Sunnyvale is one of the few cities that has anticipated these changes and we have already built those rate changes into our two-year budget and our 20-year financial plans. Like Borenstein said, our Finance Department (led by the wonderful Grace Leung and Drew Corbett – give them a hand, please) saw this coming a mile away, and they recognized the accounting and actuarial problems in CalPERS’ methods. They used our own independent actuarials to determine what Sunnyvale should properly be paying, towards the goal of “full funding” . And our budgets and our 20-year plan already include making those larger payments. This is exactly why we overpaid our CalPERS contribution this year by 19% and why we’ve been overpaying CalPERS for a while now – because we knew CalPERS was full of it, and we were determined to protect our own fiscal future. And our budget reflects this. We couldn’t determine the exact amount that CalPERS would decide on, so there may be some minimal adjustment if we calculated a little low. But my guess is we’re pretty much spot-on, and we won’t need to do much of anything to deal with the increased rates. We’ll see in a month, when we look at the budget.

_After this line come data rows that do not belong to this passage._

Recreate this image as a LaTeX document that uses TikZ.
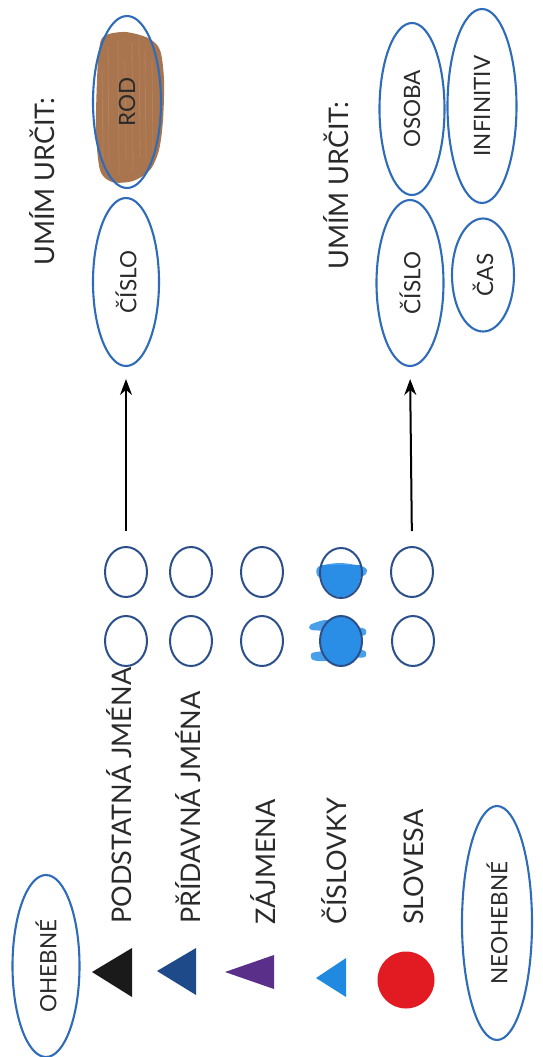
\documentclass[tikz,border=0pt]{standalone}
\usepackage{fontspec}
\setmainfont{Lato}
\usetikzlibrary{shapes.geometric,arrows.meta}
\definecolor{ellc}{HTML}{2E6BB8}
\definecolor{dotc}{HTML}{2B4F8A}
\definecolor{txt}{HTML}{2A2A2A}
\definecolor{brownc}{HTML}{A9754F}
\definecolor{brownl}{HTML}{C9987A}
\definecolor{triA}{HTML}{1A1A1A}
\definecolor{triB}{HTML}{1F4A8A}
\definecolor{triC}{HTML}{5A2F8A}
\definecolor{triD}{HTML}{1F8AE0}
\definecolor{redc}{HTML}{E21B22}
\definecolor{scrib}{HTML}{2A8EE6}
\begin{document}
\begin{tikzpicture}[x=1pt,y=-1pt,
  oval/.style={ellipse,draw=ellc,line width=2.1pt,inner sep=0pt,text=txt,font=\fontsize{22.5}{24}\selectfont},
  dot/.style={ellipse,draw=dotc,line width=2pt,minimum width=42pt,minimum height=50pt,inner sep=0pt},
  lbl/.style={rotate=90,anchor=base west,inner sep=0pt,text=txt,font=\fontsize{27}{29}\selectfont},
  arr/.style={line width=2pt,-{Stealth[length=16pt,width=12pt]},shorten <=15pt,shorten >=12pt}
]
\useasboundingbox (0,0) rectangle (542,1057);

% brown colouring of ROD
\fill[brownc] plot[smooth cycle] coordinates {(104,36) (125,32) (148,38) (160,50) (164,80) (163,120) (159,150) (150,170) (133,181) (112,182) (100,170) (96,130) (97,80) (99,50)};
\foreach \xx/\yy/\ll in {108/45/120, 118/40/135, 132/42/130, 145/50/110, 152/60/95, 102/70/90, 125/60/100, 139/38/120}
  \draw[brownl,line width=0.8pt,opacity=0.35] (\xx,\yy) -- ++(1,\ll);

% top: nouns
\node[lbl] (umim1) at (54,266) {UMÍM URČIT:};
\node[oval,minimum width=68pt,minimum height=172pt] (rod) at (127,102) {\rotatebox{90}{ROD}};
\node[oval,minimum width=66pt,minimum height=168pt] (cislo1) at (126,282) {\rotatebox{90}{ČÍSLO}};

% top: verbs
\node[lbl] (umim2) at (348,270) {UMÍM URČIT:};
\node[oval,minimum width=65pt,minimum height=172pt] (osoba) at (412,109) {\rotatebox{90}{OSOBA}};
\node[oval,minimum width=69pt,minimum height=194pt] (infinitiv) at (482,106) {\rotatebox{90}{INFINITIV}};
\node[oval,minimum width=67pt,minimum height=166pt] (cislo2) at (410,283) {\rotatebox{90}{ČÍSLO}};
\node[oval,minimum width=62pt,minimum height=113pt] (cas) at (483,275) {\rotatebox{90}{ČAS}};

% blue scribbles (column 4)
\begin{scope}
  \clip (341,573) ellipse [x radius=20pt,y radius=24pt];
  \fill[scrib] (315,565) rectangle (367,600);
\end{scope}
\fill[scrib,opacity=0.85] plot[smooth cycle] coordinates {(318,567) (340,563) (364,567) (366,574) (350,580) (320,578)};
\fill[scrib] (341,641) ellipse [x radius=21pt,y radius=25pt];
\fill[scrib,opacity=0.85] plot[smooth cycle] coordinates {(310,625) (325,620) (338,623) (334,630) (312,630)};
\fill[scrib,opacity=0.85] plot[smooth cycle] coordinates {(312,653) (330,651) (338,656) (328,661) (313,660)};
\fill[scrib,opacity=0.85] plot[smooth cycle] coordinates {(352,627) (365,629) (365,635) (353,635)};
\fill[scrib,opacity=0.85] plot[smooth cycle] coordinates {(352,649) (365,651) (365,657) (353,657)};

% circles
\node[dot] (c1a) at (126,572) {};
\node[dot] (c1b) at (126,641) {};
\node[dot] (c2a) at (191,572) {};
\node[dot] (c2b) at (191,641) {};
\node[dot] (c3a) at (262,572) {};
\node[dot] (c3b) at (262,641) {};
\node[dot] (c4a) at (341,573) {};
\node[dot] (c4b) at (341,641) {};
\node[dot] (c5a) at (412,572) {};
\node[dot] (c5b) at (413,641) {};

% arrows
\draw[arr] (c1a.north) -- (cislo1.south);
\draw[arr] (c5a.north) -- (cislo2.south);

% word classes
\node[lbl] (podst) at (131,924) {PODSTATNÁ JMÉNA};
\node[lbl] (prid) at (200,924) {PŘÍDAVNÁ JMÉNA};
\node[lbl] (zajm) at (275,925) {ZÁJMENA};
\node[lbl] (cislovky) at (346,925) {ČÍSLOVKY};
\node[lbl] (slovesa) at (423,925) {SLOVESA};

\fill[triA] (92,972) -- (132,948) -- (132,997) -- cycle;
\fill[triB] (157,971) -- (196,948) -- (196,995) -- cycle;
\fill[triC] (225,972) -- (274,955) -- (274,989) -- cycle;
\fill[triD] (316,978) -- (346,958) -- (346,997) -- cycle;
\fill[redc] (406,980) circle [radius=28.5pt];

\node[oval,minimum width=67pt,minimum height=182pt] (ohebne) at (46,966) {\rotatebox{90}{OHEBNÉ}};
\node[oval,minimum width=70pt,minimum height=234pt] (neohebne) at (497,923) {\rotatebox{90}{NEOHEBNÉ}};
\end{tikzpicture}
\end{document}
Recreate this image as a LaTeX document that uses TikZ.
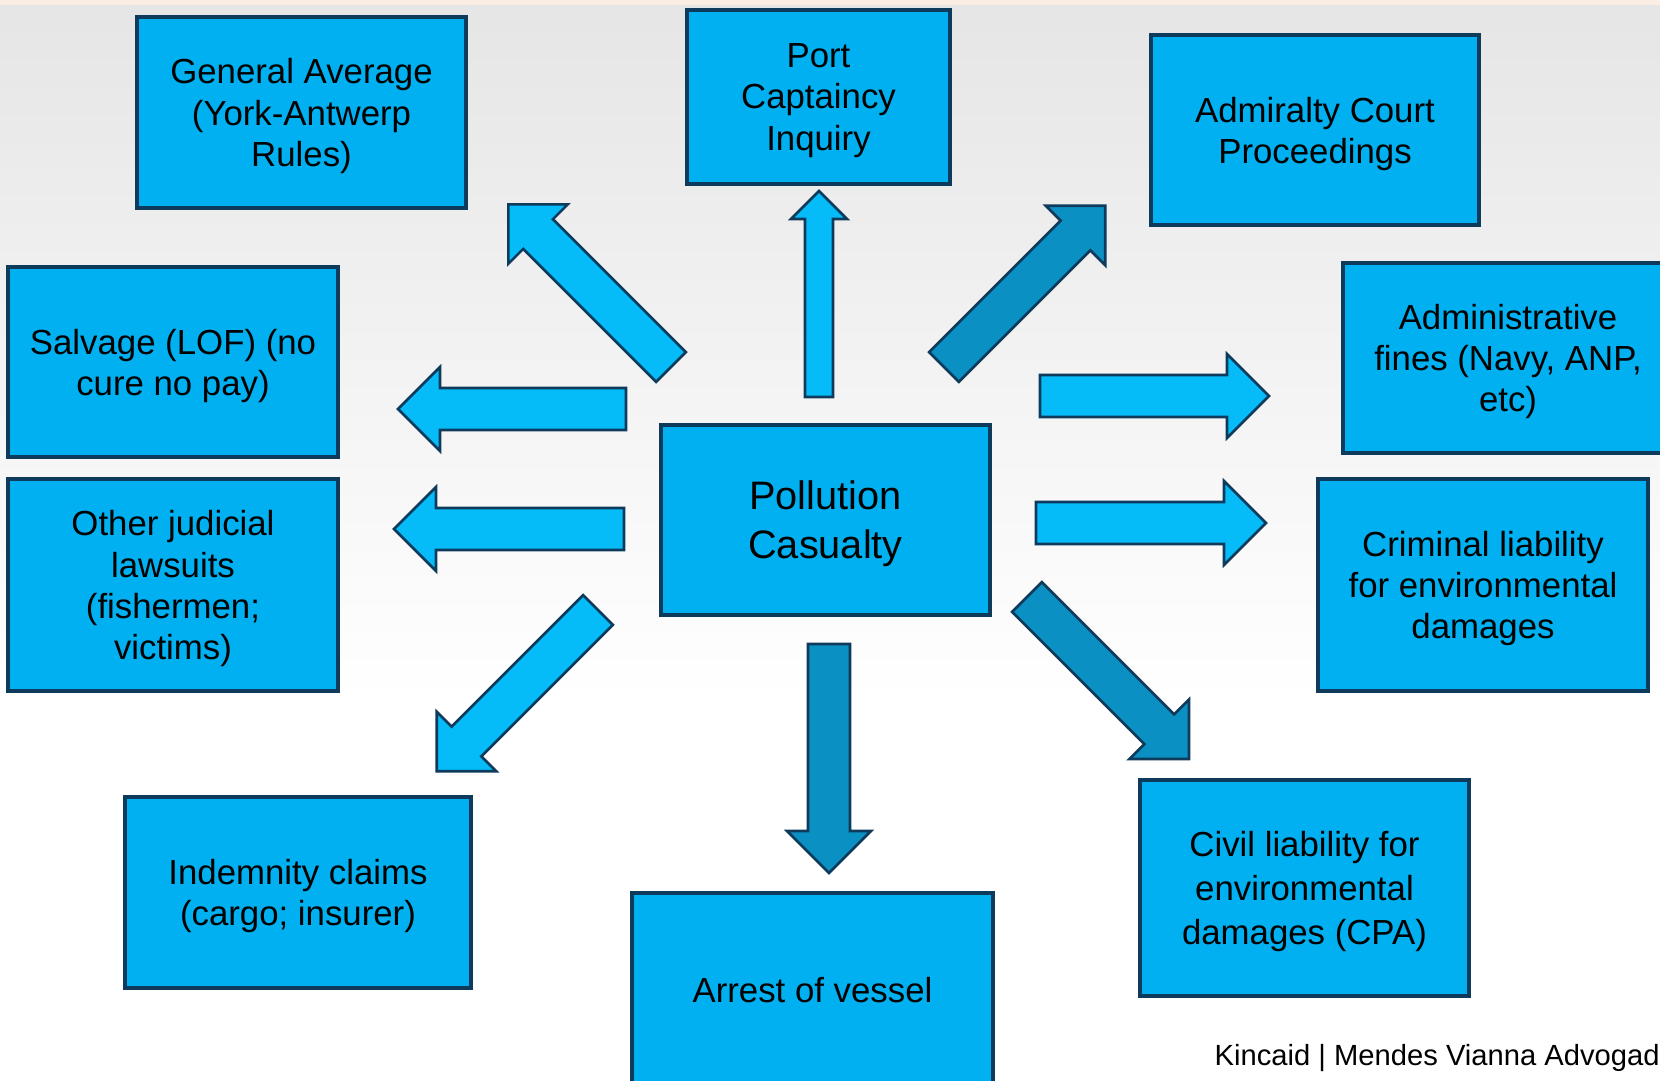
\documentclass[tikz,border=0pt]{standalone}
\usepackage{fontspec}
\setmainfont{Liberation Sans}
\definecolor{boxblue}{HTML}{00B0F0}
\definecolor{arrlight}{HTML}{05BCF8}
\definecolor{arrdark}{HTML}{0A90C2}
\definecolor{edgeblue}{HTML}{0E3A5C}
\definecolor{topline}{HTML}{FCEDE2}
% block arrow: tail, angle, length, colour, shaft half width
\newcommand{\blockarrow}[5]{%
  \begin{scope}[shift={(#1)},rotate=#2]
    \draw[fill=#4,draw=edgeblue,line width=0.75pt] (0,-#5) -- ({#3-2*#5},-#5) -- ({#3-2*#5},{-2*#5}) -- (#3,0)
      -- ({#3-2*#5},{2*#5}) -- ({#3-2*#5},#5) -- (0,#5) -- cycle;
  \end{scope}}
\begin{document}
\begin{tikzpicture}[x=0.1mm,y=-0.1mm,line join=miter,
    box/.style={draw=edgeblue,line width=0.9pt,fill=boxblue,align=center,inner sep=0pt,text depth=0pt,
      font=\fontsize{9.9}{11.7}\selectfont}]
	\useasboundingbox (0,0) rectangle (1660,1081);
	\clip (0,0) rectangle (1660,1081);
	\fill[white] (0,0) rectangle (1660,1081);
	\shade[top color=gray!20,bottom color=white] (0,5) rectangle (1660,700);
	\fill[topline] (0,0) rectangle (1660,5);
	% boxes
	\node[box,minimum width=32.9mm,minimum height=19.1mm] (ga) at (301.5,112.5) {General Average\\(York-Antwerp\\Rules)};
	\node[box,minimum width=26.3mm,minimum height=17.4mm] (port) at (818.5,97) {Port\\Captaincy\\Inquiry};
	\node[box,minimum width=32.8mm,minimum height=19mm] (adm) at (1315,130) {Admiralty Court\\Proceedings};
	\node[box,minimum width=33mm,minimum height=19mm] (salv) at (173,362) {Salvage (LOF) (no\\cure no pay)};
	\node[box,minimum width=33mm,minimum height=19mm] (fines) at (1508,358) {Administrative\\fines (Navy, ANP,\\etc)};
	\node[box,minimum width=33mm,minimum height=21.2mm] (other) at (173,585) {Other judicial\\lawsuits\\(fishermen;\\victims)};
	\node[box,minimum width=32.9mm,minimum height=19mm,font=\fontsize{11.3}{13.9}\selectfont] (poll) at (825.5,520) {Pollution\\Casualty};
	\node[box,minimum width=33mm,minimum height=21.2mm] (crim) at (1483,585) {Criminal liability\\for environmental\\damages};
	\node[box,minimum width=34.6mm,minimum height=19.1mm] (indem) at (298,892.5) {Indemnity claims\\(cargo; insurer)};
	\node[box,minimum width=36.1mm,minimum height=19.4mm] (arrest) at (812.5,990) {Arrest of vessel};
	\node[box,minimum width=32.9mm,minimum height=21.6mm,font=\fontsize{9.9}{12.5}\selectfont] (civil) at (1304.5,888) {Civil liability for\\environmental\\damages (CPA)};
	% arrow tails
	\coordinate (tnw) at (671,367);
	\coordinate (tn) at (819,397);
	\coordinate (tne) at (944,367);
	\coordinate (tw1) at (626,409);
	\coordinate (tw2) at (624,529);
	\coordinate (te1) at (1040,396);
	\coordinate (te2) at (1036,523);
	\coordinate (tsw) at (598,610);
	\coordinate (ts) at (829,644);
	\coordinate (tse) at (1027,597);
	\blockarrow{tnw}{135}{230}{arrlight}{21}
	\blockarrow{tn}{90}{206}{arrlight}{14}
	\blockarrow{tne}{45}{228}{arrdark}{21}
	\blockarrow{tw1}{180}{228}{arrlight}{21}
	\blockarrow{tw2}{180}{230}{arrlight}{21}
	\blockarrow{te1}{0}{229}{arrlight}{21}
	\blockarrow{te2}{0}{230}{arrlight}{21}
	\blockarrow{tsw}{225}{228}{arrlight}{21}
	\blockarrow{ts}{270}{229}{arrdark}{21}
	\blockarrow{tse}{-45}{229}{arrdark}{21}
	\node[anchor=base west,inner sep=0pt,font=\fontsize{8.3}{10}\selectfont] (foot) at (1214,1065) {Kincaid | Mendes Vianna Advogados};
\end{tikzpicture}
\end{document}
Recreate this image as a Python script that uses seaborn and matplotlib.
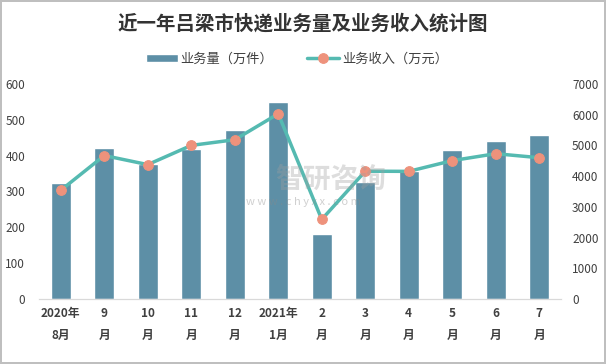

In order to actually reduce pension and retirement costs by a significant amount, we adopted two-tier pensions over the past couple of years (actually three tiers). This is also a long-term fix, because we make progress on reducing our pension costs only as we replace retiring employees with new ones. Over the next 30 years, we should see a dramatic decrease in pension costs, as the second and third retirement tiers provide new employees with substantially lower pensions. I believe the difference in cost to the city is $3000 per new employee, which is a huge amount to save in pension costs as we go forward. But it will take time to realize that savings, of course. We’re already seeing some of that savings, but it speeds up over the next few years.